# Short problem
Return the material exactly, first line through the line containing "525, 632, 444]", and nothing more. Pictures stay out.

# Source data
....................

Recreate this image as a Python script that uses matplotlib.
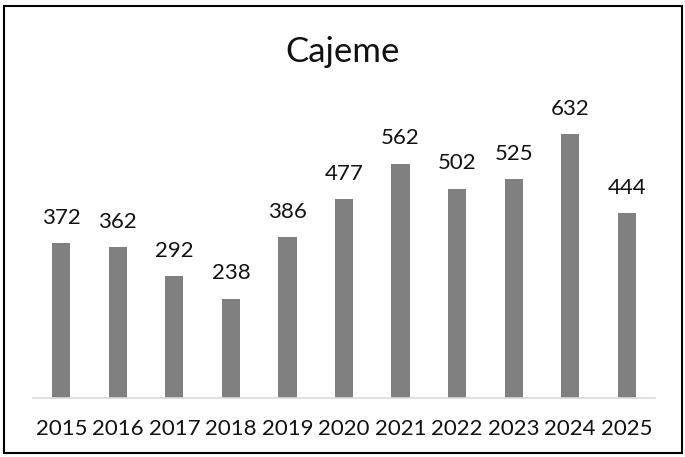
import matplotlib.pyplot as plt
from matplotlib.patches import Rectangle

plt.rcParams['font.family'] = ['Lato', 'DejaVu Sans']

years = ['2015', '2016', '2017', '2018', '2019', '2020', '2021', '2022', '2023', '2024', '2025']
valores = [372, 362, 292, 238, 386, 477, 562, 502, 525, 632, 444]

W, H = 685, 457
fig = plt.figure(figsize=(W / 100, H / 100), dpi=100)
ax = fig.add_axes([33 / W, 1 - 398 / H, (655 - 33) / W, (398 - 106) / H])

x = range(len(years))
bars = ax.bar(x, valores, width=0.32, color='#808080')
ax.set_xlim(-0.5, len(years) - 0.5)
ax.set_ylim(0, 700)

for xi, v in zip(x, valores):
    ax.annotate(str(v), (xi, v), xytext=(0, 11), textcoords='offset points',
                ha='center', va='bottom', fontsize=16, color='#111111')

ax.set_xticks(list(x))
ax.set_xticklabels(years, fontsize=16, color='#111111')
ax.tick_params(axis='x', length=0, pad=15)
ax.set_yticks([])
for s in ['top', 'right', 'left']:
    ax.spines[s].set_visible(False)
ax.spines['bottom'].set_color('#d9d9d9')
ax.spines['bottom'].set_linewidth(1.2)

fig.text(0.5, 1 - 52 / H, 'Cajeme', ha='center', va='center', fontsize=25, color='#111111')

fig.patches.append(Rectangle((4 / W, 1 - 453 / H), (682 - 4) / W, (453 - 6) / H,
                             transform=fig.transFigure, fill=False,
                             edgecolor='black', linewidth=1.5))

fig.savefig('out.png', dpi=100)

....................

# Solution for this task
Recreate this image as a Python script that uses matplotlib.
import matplotlib.pyplot as plt
from matplotlib.patches import Rectangle

plt.rcParams['font.family'] = ['Lato', 'DejaVu Sans']

years = ['2015', '2016', '2017', '2018', '2019', '2020', '2021', '2022', '2023', '2024', '2025']
valores = [372, 362, 292, 238, 386, 477, 562, 502, 525, 632, 444]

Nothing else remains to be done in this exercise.